If you run automation from one VPS, IP authentication is often simpler. If you move between networks or use multiple devices, username/password is usually easier.
What 407 means
When proxy authentication fails, the client may receive 407 Proxy Authentication Required. MDN’s reference for HTTP 407 explains that the request lacks valid proxy credentials. The proxy can also send a Proxy-Authenticate header describing how the client should authenticate.
In practice, 407 usually means one of these:
- The username or password is wrong.
- The proxy URL was encoded incorrectly.
- The app sent normal website authentication instead of proxy authentication.
- Your IP is not authorized for IP-authenticated access.
- You are using the wrong proxy endpoint or port.
How to choose
Use username/password authentication when your network changes often or when several tools run from different machines. Use IP authentication when one fixed server or office IP owns the workflow. For private account work, combine authentication with private proxies. For cost-sensitive testing, compare shared proxies.

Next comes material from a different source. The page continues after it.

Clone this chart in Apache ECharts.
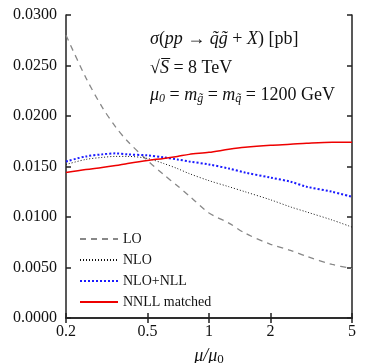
<!DOCTYPE html>
<html>
<head>
<meta charset="utf-8">
<script src="https://cdn.jsdelivr.net/npm/echarts@6/dist/echarts.min.js"></script>
<style>
  html, body { margin: 0; padding: 0; background: #fff; }
  #chart { width: 374px; height: 363px; }
</style>
</head>
<body>
<div id="chart"></div>
<script>
// scale ratio mu/mu0
var muValues = [0.2, 0.25, 0.3, 0.35, 0.4, 0.5, 0.6, 0.7, 0.8, 1, 1.25, 1.5, 2, 2.5, 3, 4, 5];
var loValues = [0.0280, 0.0238, 0.0209, 0.0189, 0.0175, 0.0156, 0.0142, 0.0131, 0.0121, 0.0104, 0.0094, 0.0084, 0.0073, 0.0067, 0.0061, 0.0053, 0.0049];
var nloValues = [0.0152, 0.0157, 0.0159, 0.0160, 0.0160, 0.0158, 0.0153, 0.0148, 0.0143, 0.0136, 0.0130, 0.0125, 0.0117, 0.0110, 0.0105, 0.0097, 0.0090];
var nllValues = [0.0155, 0.0160, 0.0162, 0.0163, 0.0162, 0.0161, 0.0159, 0.0157, 0.0155, 0.0152, 0.0148, 0.0144, 0.0139, 0.0135, 0.0130, 0.0125, 0.0120];
var nnllValues = [0.0144, 0.0147, 0.0149, 0.0151, 0.0153, 0.0156, 0.0158, 0.0160, 0.0162, 0.0164, 0.0167, 0.0169, 0.0171, 0.0172, 0.0173, 0.0174, 0.0174];
var seriesNames = ['LO', 'NLO', 'NLO+NLL', 'NNLL matched'];
var xTicks = [0.2, 0.5, 1, 2, 5];

function pairs(ys) {
  return muValues.map(function(m, i) { return [m, ys[i]]; });
}

var font = 'Liberation Serif';
var axisCol = '#222';
var txt = '#111';

var chart = echarts.init(document.getElementById('chart'));
var option = {
  animation: false,
  textStyle: { fontFamily: font },
  grid: { left: 66, right: 22, top: 15, bottom: 45, outerBoundsMode: 'none', containLabel: false },
  legend: {
    orient: 'vertical',
    left: 74,
    top: 227,
    itemWidth: 38,
    itemHeight: 12,
    itemGap: 7,
    data: seriesNames,
    itemStyle: { opacity: 0 },
    textStyle: { fontFamily: font, fontSize: 14, color: txt }
  },
  xAxis: [
    {
      type: 'log',
      min: 0.2,
      max: 5,
      name: '{i|μ/μ}{s|0}',
      nameLocation: 'middle',
      nameGap: 28,
      nameTextStyle: {
        rich: {
          i: { fontFamily: font, fontStyle: 'italic', fontSize: 18, color: txt },
          s: { fontFamily: font, fontSize: 13, color: txt, padding: [7, 0, 0, 0] }
        }
      },
      axisLine: { lineStyle: { color: axisCol, width: 1.5 } },
      axisTick: { inside: true, length: 5, customValues: xTicks, lineStyle: { color: axisCol, width: 1.5 } },
      minorTick: { show: false },
      axisLabel: { customValues: xTicks, fontFamily: font, fontSize: 16, color: txt, margin: 6,
        formatter: function(v) { return String(Math.round(v * 10) / 10); } },
      splitLine: { show: false }
    },
    {
      type: 'log',
      position: 'top',
      min: 0.2,
      max: 5,
      axisLine: { lineStyle: { color: axisCol, width: 1.5 } },
      axisTick: { inside: true, length: 5, customValues: xTicks, lineStyle: { color: axisCol, width: 1.5 } },
      axisLabel: { show: false },
      splitLine: { show: false }
    }
  ],
  yAxis: [
    {
      type: 'value',
      min: 0,
      max: 0.03,
      interval: 0.005,
      axisLine: { show: true, lineStyle: { color: axisCol, width: 1.5 } },
      axisTick: { show: true, inside: true, length: 5, lineStyle: { color: axisCol, width: 1.5 } },
      axisLabel: { fontFamily: font, fontSize: 16, color: txt, margin: 9,
        formatter: function(v) { return v.toFixed(4); } },
      splitLine: { show: false }
    },
    {
      type: 'value',
      position: 'right',
      min: 0,
      max: 0.03,
      interval: 0.005,
      axisLine: { show: true, lineStyle: { color: axisCol, width: 1.5 } },
      axisTick: { show: true, inside: true, length: 5, lineStyle: { color: axisCol, width: 1.5 } },
      axisLabel: { show: false },
      splitLine: { show: false }
    }
  ],
  graphic: [
    {
      type: 'text', left: 150, top: 30,
      style: {
        text: '{i|σ}{r|(}{i|pp}{r| → }{i|q̃g̃}{r| + }{i|X}{r|) [pb]}',
        rich: {
          i: { fontFamily: font, fontStyle: 'italic', fontSize: 18, fill: txt },
          r: { fontFamily: font, fontSize: 18, fill: txt }
        }
      }
    },
    {
      type: 'text', left: 150, top: 59,
      style: {
        text: '{r|√}{i|S̅}{r| = 8 TeV}',
        rich: {
          i: { fontFamily: font, fontStyle: 'italic', fontSize: 18, fill: txt },
          r: { fontFamily: font, fontSize: 18, fill: txt }
        }
      }
    },
    {
      type: 'text', left: 150, top: 86,
      style: {
        text: '{i|μ}{s|0}{r| = }{i|m}{s|g̃}{r| = }{i|m}{s|q̃}{r| = 1200 GeV}',
        rich: {
          i: { fontFamily: font, fontStyle: 'italic', fontSize: 18, fill: txt },
          r: { fontFamily: font, fontSize: 18, fill: txt },
          s: { fontFamily: font, fontStyle: 'italic', fontSize: 12, fill: txt, padding: [8, 0, 0, 0] }
        }
      }
    }
  ],
  series: [
    {
      name: seriesNames[0], type: 'line', data: pairs(loValues), smooth: 0.3,
      symbol: 'none', color: '#888',
      lineStyle: { color: '#888', width: 1.3, type: [6, 5] }
    },
    {
      name: seriesNames[1], type: 'line', data: pairs(nloValues), smooth: 0.3,
      symbol: 'none', color: '#111',
      lineStyle: { color: '#111', width: 1, type: [1, 2] }
    },
    {
      name: seriesNames[2], type: 'line', data: pairs(nllValues), smooth: 0.3,
      symbol: 'none', color: '#1a1aff',
      lineStyle: { color: '#1a1aff', width: 2, type: [2, 2] }
    },
    {
      name: seriesNames[3], type: 'line', data: pairs(nnllValues), smooth: 0.3,
      symbol: 'none', color: '#ee0000',
      lineStyle: { color: '#ee0000', width: 1.5 }
    }
  ]
};
chart.setOption(option);
</script>
</body>
</html>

After changing authentication settings, test immediately with Mexela Proxy Checker and one terminal command. If you still see a 407 or timeout, use the checklist in Common Proxy Errors and How to Fix Them.
FAQ: proxy authentication
What does a 407 proxy error mean?
A 407 response means proxy authentication is required or failed. Check username, password, URL encoding, protocol, and whether the software actually sends proxy credentials.
Is IP authentication safer than username/password?
It can be safer for stable servers because no password is sent by the client, but it is less flexible. If your public IP changes, the proxy will stop accepting connections until the allowed IP is updated.
Which authentication method is better for a VPS?
IP authentication is usually cleaner for a VPS because the server has a stable outbound IP. Username/password is still useful if multiple users or tools need separate credentials.
Should proxy credentials be stored in code?
No. Use environment variables, secret managers, or protected configuration files. Never commit proxy credentials to a repository or include them in public error reports.